The skeptic from the first post in this series was arguably given useful supporting evidence in August when several prestigious professors published an NBER working paper called Investor Tax Credits And Entrepreneurship: Evidence from US States. (Downloadable from here: http://www.nber.org/papers/w27751.)

This paper has two key propositions:

  1. Angel investor tax credits increase the number of angel investors and angel investments.

  2. But this increased activity has no impact on measures of entrepreneurship like job creation.

This paper was a serious piece of scholarship, and so deserves a thorough review and detailed reply. We will try to finish this over the holidays. For now, we’ll simply pass along their conclusions:

The first proposition is that angel investor tax credits increase angel investing. The effect is not trivial: tax credits lead to 18.5% more angel investments (p.14); they lead to 31% more individual angel investors (p.1); and they lead to increases in number of angel investments, angel-backed firms, and unique angels in ranges of 27.6-32.3% (p.15). It’s also these are not just the same old investors just cutting a few more checks: “the programs induce entry of new angel investors” (p.15). Tax credits do exactly what (some of) their proponents aim at: increasing the number of angel investors.

The second major proposition is that this increased angel investing activity has no impact on entrepreneurship. As the paper states: “We find that the policies have no significant effect on a plethora of entrepreneurial activity metrics, including young-firm employment, job creation, startup entry, successful exits, and patenting.” (p.2).

Yikes. Go on: “Across a broad array of outcomes, we consistently find that an insignificant and economically small impact of the policy.” (p.19) and “Overall, we do not find evidence that angel tax credits significantly impact state-level entrepreneurial activity.”

Yikes again.

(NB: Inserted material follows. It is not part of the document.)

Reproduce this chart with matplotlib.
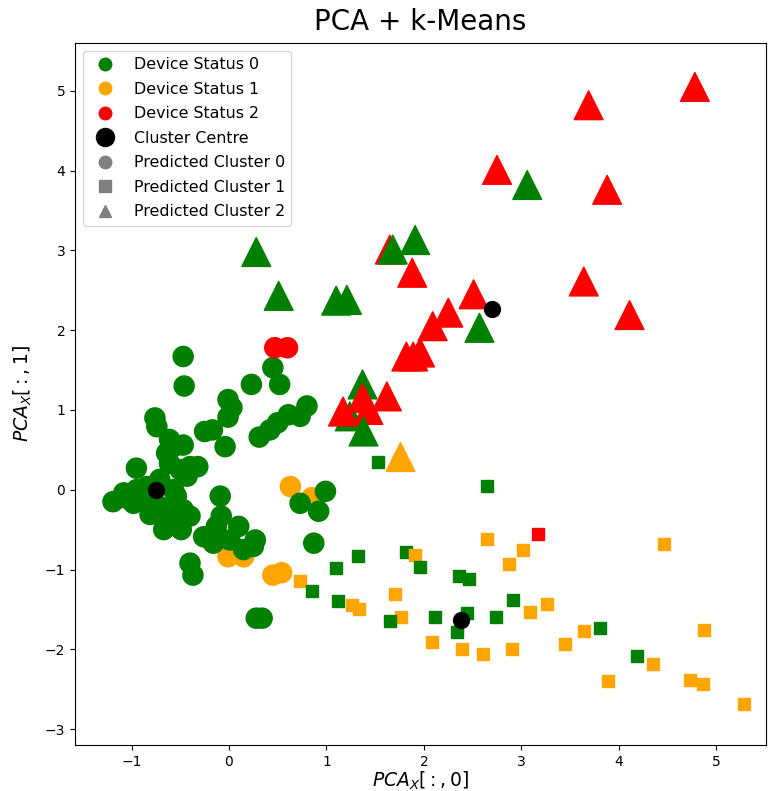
import matplotlib
matplotlib.use("Agg")
import matplotlib.pyplot as plt
from matplotlib.lines import Line2D

# colours for the device status labels
status_colors = ['green', 'orange', 'red']

# predicted cluster 0 (circles)
c0_x = [0.63, 0.85, -0.01, 0.15, 0.45, 0.54,
        -1.19, -1.08, -0.98, -0.95, -0.81, -0.71, -0.61, -0.54, -0.47, -0.40,
        -0.67, -0.49, -0.64, -0.57, -0.47, -0.61, -0.50, -0.40, -0.32, -0.71,
        -0.84, -0.95, -1.07, -0.78, -0.57, -0.43, -0.61,
        -0.47, -0.46, 0.45, 0.52, 0.23, -0.01, 0.03, -0.01, -0.76, -0.74,
        -0.25, -0.17, -0.04, 0.31, 0.42, 0.50, 0.61, 0.73, 0.80,
        -0.09, -0.08, -0.13, -0.26, 0.10, 0.01, 0.15, 0.27, 0.25, -0.16,
        -0.40, -0.37, 0.28, 0.34, 0.73, 0.99, 0.92, 0.87,
        0.47, 0.60]
c0_y = [0.04, -0.10, -0.84, -0.84, -1.07, -1.04,
        -0.15, -0.04, -0.17, 0.27, -0.31, -0.21, -0.33, -0.08, -0.25, -0.33,
        -0.50, -0.50, 0.46, 0.54, 0.56, 0.33, 0.25, 0.29, 0.29, 0.13,
        0.04, 0.00, -0.10, -0.13, 0.00, 0.17, 0.63,
        1.67, 1.30, 1.53, 1.32, 1.32, 1.13, 1.03, 0.91, 0.90, 0.79,
        0.73, 0.75, 0.54, 0.66, 0.75, 0.84, 0.94, 0.92, 1.05,
        -0.08, -0.33, -0.46, -0.59, -0.46, -0.63, -0.75, -0.63, -0.71, -0.67,
        -0.92, -1.07, -1.61, -1.61, -0.17, -0.02, -0.27, -0.67,
        1.78, 1.78]
c0_status = [1, 1, 1, 1, 1, 1,
             0, 0, 0, 0, 0, 0, 0, 0, 0, 0,
             0, 0, 0, 0, 0, 0, 0, 0, 0, 0,
             0, 0, 0, 0, 0, 0, 0,
             0, 0, 0, 0, 0, 0, 0, 0, 0, 0,
             0, 0, 0, 0, 0, 0, 0, 0, 0,
             0, 0, 0, 0, 0, 0, 0, 0, 0, 0,
             0, 0, 0, 0, 0, 0, 0, 0,
             2, 2]

# predicted cluster 1 (squares)
c1_x = [1.53, 2.65, 3.17, 2.65, 3.02, 2.87, 4.46, 1.82, 1.91, 1.96,
        2.36, 2.46, 1.70, 2.91, 3.26, 3.09, 1.76, 1.65, 2.11, 2.44,
        2.34, 2.74, 3.64, 3.81, 4.87, 2.08, 3.45, 2.39, 2.61, 2.90,
        4.19, 4.35, 3.89, 4.73, 4.86, 5.28,
        1.10, 1.32, 0.73, 0.85, 1.12, 1.26, 1.33]
c1_y = [0.35, 0.05, -0.55, -0.62, -0.76, -0.93, -0.68, -0.78, -0.82, -0.97,
        -1.08, -1.12, -1.31, -1.38, -1.43, -1.53, -1.60, -1.64, -1.59, -1.54,
        -1.78, -1.60, -1.77, -1.73, -1.76, -1.91, -1.93, -2.00, -2.06, -2.00,
        -2.08, -2.18, -2.40, -2.38, -2.43, -2.68,
        -0.98, -0.83, -1.14, -1.27, -1.40, -1.44, -1.49]
c1_status = [0, 0, 2, 1, 1, 1, 1, 0, 1, 0,
             0, 0, 1, 0, 1, 1, 1, 0, 0, 0,
             0, 0, 1, 0, 1, 1, 1, 1, 1, 1,
             0, 1, 1, 1, 1, 1,
             0, 0, 1, 0, 0, 1, 1]

# predicted cluster 2 (triangles)
c2_x = [4.78, 3.69, 2.75, 3.88, 3.64, 4.11, 1.65, 1.88,
        2.51, 2.25, 2.09, 1.82, 1.89, 1.96,
        3.06, 0.28, 0.51, 1.10, 1.21, 1.68, 1.91, 2.57,
        1.37, 1.24, 1.17, 1.37, 1.43, 1.62, 1.38, 1.76]
c2_y = [5.05, 4.82, 4.01, 3.76, 2.61, 2.19, 3.01, 2.72,
        2.45, 2.22, 2.05, 1.67, 1.67, 1.72,
        3.82, 2.98, 2.43, 2.37, 2.38, 3.01, 3.13, 2.03,
        1.32, 0.92, 0.98, 1.15, 1.00, 1.17, 0.73, 0.41]
c2_status = [2, 2, 2, 2, 2, 2, 2, 2,
             2, 2, 2, 2, 2, 2,
             0, 0, 0, 0, 0, 0, 0, 0,
             0, 0, 2, 2, 2, 2, 0, 1]

# k-means cluster centres
centre_x = [-0.75, 2.38, 2.70]
centre_y = [0.00, -1.63, 2.27]

fig = plt.figure(figsize=(7.68, 7.91), dpi=100)
ax = fig.add_axes([75 / 768, 46 / 791, 691 / 768, 702 / 791])

ax.scatter(c0_x, c0_y, c=[status_colors[s] for s in c0_status], marker='o', s=210)
ax.scatter(c1_x, c1_y, c=[status_colors[s] for s in c1_status], marker='s', s=75)
ax.scatter(c2_x, c2_y, c=[status_colors[s] for s in c2_status], marker='^', s=430)
ax.scatter(centre_x, centre_y, c='black', marker='o', s=130)

ax.set_xlim(-1.58, 5.51)
ax.set_ylim(-3.2, 5.6)
ax.set_title('PCA + k-Means', fontsize=20, pad=9)
ax.set_xlabel('$PCA_X[:,0]$', fontsize=13.5, labelpad=1)
ax.set_ylabel('$PCA_X[:,1]$', fontsize=13.5, labelpad=8)

handles = [
    Line2D([], [], marker='o', color='green', linestyle='none', markersize=9, label='Device Status 0'),
    Line2D([], [], marker='o', color='orange', linestyle='none', markersize=9, label='Device Status 1'),
    Line2D([], [], marker='o', color='red', linestyle='none', markersize=9, label='Device Status 2'),
    Line2D([], [], marker='o', color='black', linestyle='none', markersize=13, label='Cluster Centre'),
    Line2D([], [], marker='o', color='grey', linestyle='none', markersize=9, label='Predicted Cluster 0'),
    Line2D([], [], marker='s', color='grey', linestyle='none', markersize=9, label='Predicted Cluster 1'),
    Line2D([], [], marker='^', color='grey', linestyle='none', markersize=9, label='Predicted Cluster 2'),
]
ax.legend(handles=handles, loc='upper left', fontsize=11.4, labelspacing=0.6)

fig.savefig('out.png', dpi=100)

So what’s going on here?

On the face of it, this seems like a pretty unlikely proposition: the whole point of angel investing is to help fledgling companies grow. As practitioners in the space that make angel investments and closely monitor the portfolio companies, including their employment levels, we can attest that in our experience the South Carolina angel credit is leading to more investments in more companies and to more jobs. We’ll have a full set of posts soon trying to reconcile this paper and our experience.